In remarks printed in the Congressional Record, Drake identified Zoberman as the spiritual leader of Congregation Beth Chaverim in Virginia Beach. The son of  Polish Holocaust survivors, he grew up in Haifa, Israel, before immigrating to the United States.

Rabbi Zoberman's article, as it appears in the Congressional Record, follows:

The final departure of Chairman Yasser Arafat is of one who eluded death many a time. During Israel's 1982 incursion into Lebanon to remove the menacing PLO mini-state within a state it was, ironically, Ariel Sharon, then Defense Minister, who ordered a sniper who ``had'' Arafat not to kill him. This is an opportunity to reflect on a man who could have made a critical difference and yet was not able to seize a unique offer granted him for radical self-transformation as well as a collective transition for his long-enduring people. How redemptive it would have been to break the deadly cycle of Palestinian missed opportunities! 

In a fateful moment of truth in 2000 Arafat rebuffed former Prime Minister Barak's most forthcoming offer that would by now have guaranteed statehood in a favorable context to his frustrated people. It also would have prevented the flow of calculated bloodshed which the stubborn refusal and far-reaching blunder in judgment brought about. For the past four years Arafat unleashed with a nod of approval an unparalleled torrent of terrorist suicide bombings against Israel's civilian population that no nation would have tolerated for that long, and then many even decried the erection of a defensive barrier. 

Arafat, the father of contemporary terrorism, was already uninhibited early on in his choice of terror as a means to accomplish political goals.

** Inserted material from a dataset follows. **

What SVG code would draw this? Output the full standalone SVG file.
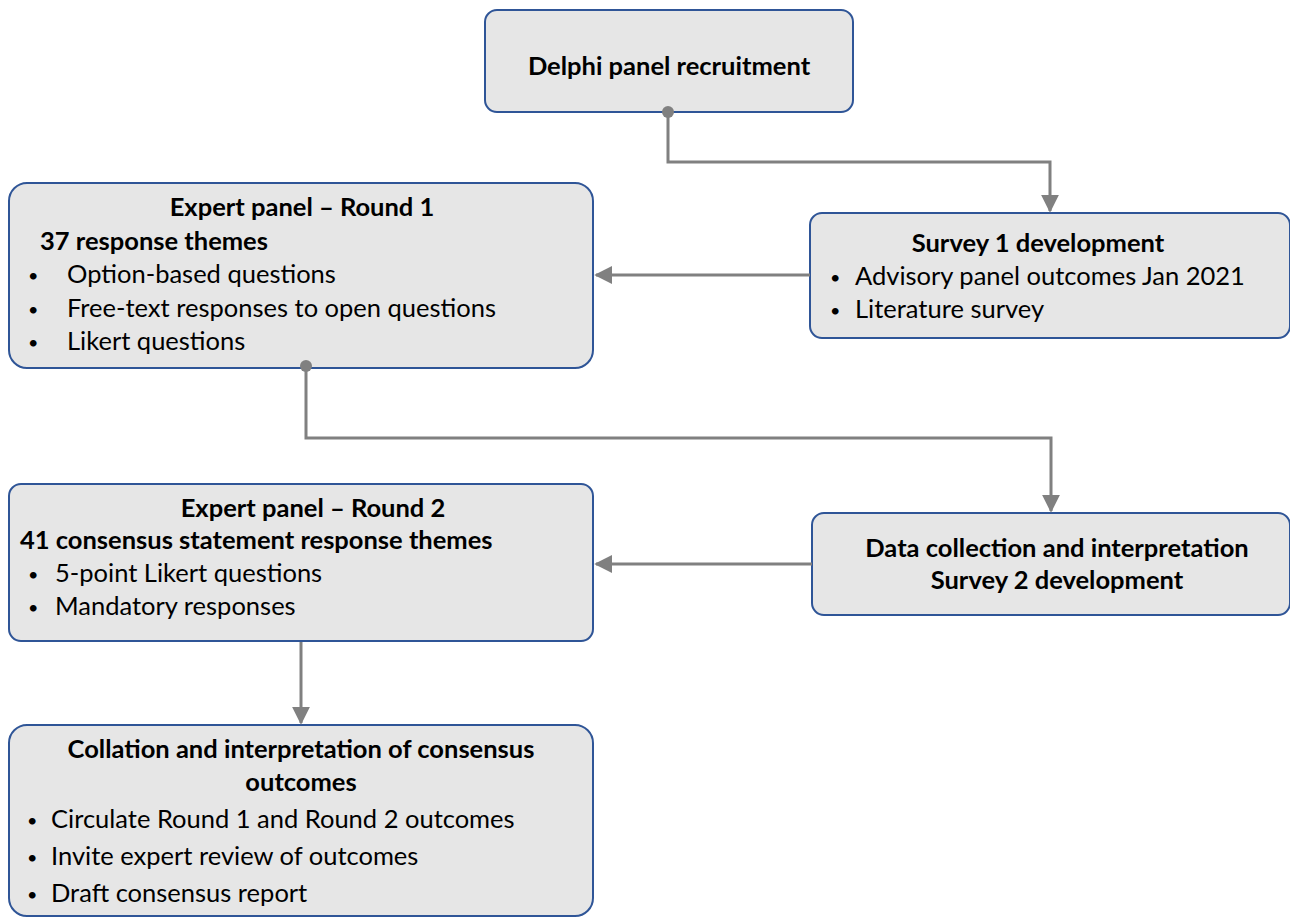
<svg xmlns="http://www.w3.org/2000/svg" width="1290" height="918" viewBox="0 0 1290 918">
<defs>
<style>
.box{fill:#e6e6e6;stroke:#2f5597;stroke-width:2}
text{font-family:Lato,"Open Sans",sans-serif;font-size:25.5px;fill:#000}
.b{font-weight:bold}
.c{text-anchor:middle}
.u{font-size:18px}
.ln{fill:none;stroke:#808080;stroke-width:3}
.dot{fill:#808080}
</style>
<marker id="ah" viewBox="0 0 10 10" refX="9" refY="5" markerWidth="6" markerHeight="6" markerUnits="strokeWidth" orient="auto">
<path d="M0,0 L10,5 L0,10 z" fill="#808080"/>
</marker>
</defs>
<rect width="1290" height="918" fill="#fff"/>
<g id="delphi">
<rect class="box" x="485" y="10" width="368" height="102" rx="12"/>
<text class="b c" x="669" y="75">Delphi panel recruitment</text>
</g>
<g id="round1">
<rect class="box" x="9" y="183" width="584" height="185" rx="18"/>
<text class="b c" x="302" y="216">Expert panel – Round 1</text>
<text class="b" x="40" y="250">37 response themes</text>
<text class="u" x="28" y="282">•</text><text x="67" y="283">Option-based questions</text>
<text class="u" x="28" y="316">•</text><text x="67" y="317">Free-text responses to open questions</text>
<text class="u" x="28" y="349">•</text><text x="67" y="350">Likert questions</text>
</g>
<g id="survey1">
<rect class="box" x="810" y="213" width="480" height="125" rx="12"/>
<text class="b c" x="1038" y="252">Survey 1 development</text>
<text class="u" x="830" y="284">•</text><text x="855" y="285">Advisory panel outcomes Jan 2021</text>
<text class="u" x="830" y="317">•</text><text x="855" y="318">Literature survey</text>
</g>
<g id="round2">
<rect class="box" x="9" y="484" width="584" height="157" rx="12"/>
<text class="b c" x="313" y="517">Expert panel – Round 2</text>
<text class="b" x="20" y="549">41 consensus statement response themes</text>
<text class="u" x="28" y="581">•</text><text x="55" y="582">5-point Likert questions</text>
<text class="u" x="28" y="614">•</text><text x="55" y="615">Mandatory responses</text>
</g>
<g id="datacollection">
<rect class="box" x="812" y="513" width="478" height="102" rx="12"/>
<text class="b c" x="1057" y="557">Data collection and interpretation</text>
<text class="b c" x="1057" y="589">Survey 2 development</text>
</g>
<g id="collation">
<rect class="box" x="9" y="725" width="584" height="191" rx="18"/>
<text class="b c" x="301" y="758">Collation and interpretation of consensus</text>
<text class="b c" x="301" y="791">outcomes</text>
<text class="u" x="27" y="827">•</text><text x="51" y="828">Circulate Round 1 and Round 2 outcomes</text>
<text class="u" x="27" y="864">•</text><text x="51" y="865">Invite expert review of outcomes</text>
<text class="u" x="27" y="901">•</text><text x="51" y="902">Draft consensus report</text>
</g>
<g id="connectors">
<path class="ln" d="M668,112 V162 H1050 V211" marker-end="url(#ah)"/>
<circle class="dot" cx="668" cy="112" r="6"/>
<path class="ln" d="M810,275 H596" marker-end="url(#ah)"/>
<path class="ln" d="M306,366 V438 H1051 V511" marker-end="url(#ah)"/>
<circle class="dot" cx="306" cy="366" r="6"/>
<path class="ln" d="M812,564 H596" marker-end="url(#ah)"/>
<path class="ln" d="M301,642 V723" marker-end="url(#ah)"/>
</g>
</svg>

For example, he was behind the 1974 school children massacre in Israel's northern town of Ma'alot. Ultimately he was unwilling or incapable to lay to rest the Palestinian case and cause, assuming the normalcy of civil life that his own people might be rehabilitated and build the political, economic and social infrastructure necessary for the emergence of their democratic society and a viable state that would not threaten Israel nor Jordan from which his troublesome cohorts were evicted by the late King Hussein in ``Black September'' of 1970. Unlike the likes of South African Nelson Mandela who knew how to leave and live with a painful past, charting a new course for the sake of his people, Arafat would not shed his ubiquitous military uniform and the old persona of violent defiance. He thus allowed the terrorist within him to win over the peacemaker he triumphantly became for a brief time following his ``resurrection'' by Israel from obscure exile in Tunisia. How sad that the honor of the 1994 Nobel Peace Prize could not keep him in check. 
Admittedly, I was among those who applauded Arafat when he and his peace partner, Yitzchak Rabin of blessed memory, shook hands in the South Lawn of the White House on that bright day of promise in September 1993. I wanted to believe that Arafat, whose hands were stained with the blood of so many of my brethren, could rise to the precious opportunity to redeem himself and restore dignity to his people while bringing peace to a beleaguered Israel. 

At this new crossroads of the post-Arafat era, will the Palestinian Authority wisely reach out to refashion itself sans the oppressive, conflict-ridden and corrupt style of its deceased leader, allowing its permanent neighbor Israel to be a blessing to her?